Cyprus’s President Nicos Anastasiades on Sunday postponed an emergency parliament session which had been called to debate and vote on a rescue package worth at least 10 billion euro ($13.08 billion), struck by eurozone lenders early Saturday.

Time is running out. Banks open Tuesday morning.

Of note is the current state of the Cypriot economy which, as we’ve seen in the case of other nations that have received bailouts, can now be expected to worsen significantly. Cypriot GDP is already down nearly 2.5% over the previous year, and unemployment is climbing steadily and industrial production is falling.

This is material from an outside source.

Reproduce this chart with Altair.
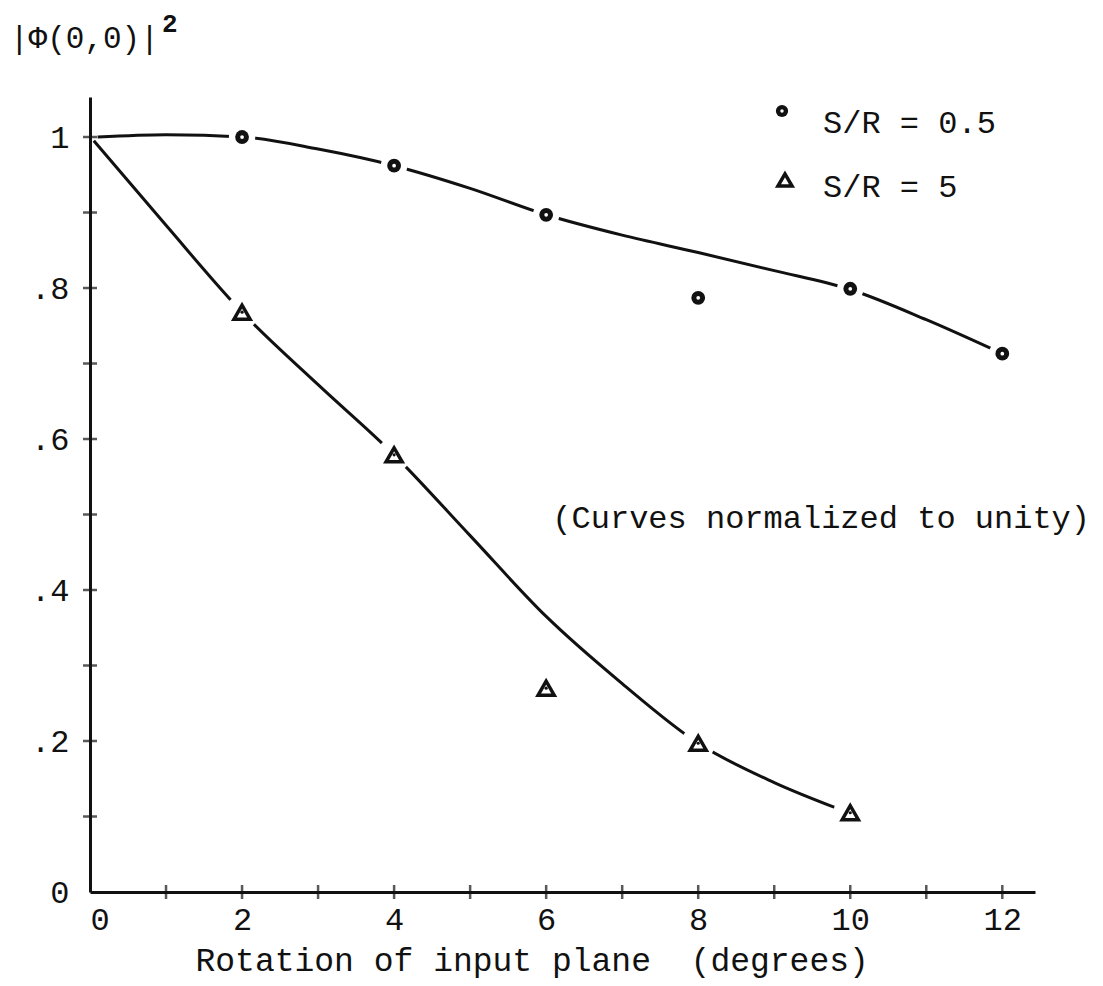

Apart from the obvious question of outright civil disobedience in response, the question for me is what this does to overall euro-area bank stability. I’ve discussed previously the deposit flows and the Target2 system, and in some cases the ECB has had to create emergency lending facilities to ensure the financial sectors in the weaker economies can still function against the tide of cross-border deposit transfers. This in itself was part of the problem of tying weak sovereign governments to their banking systems due to collateral requirements of these facilities.

This new action in Cyprus sets the precedent for further action of its kind and has the potential to re-ignite the deposit outflows in weaker nations as we have seen previously. If you were a depositor in a Greece, Italian, Spanish of Portuguese bank you would surely be questioning whether the next round of bailouts for that country wasn’t coming for your deposits.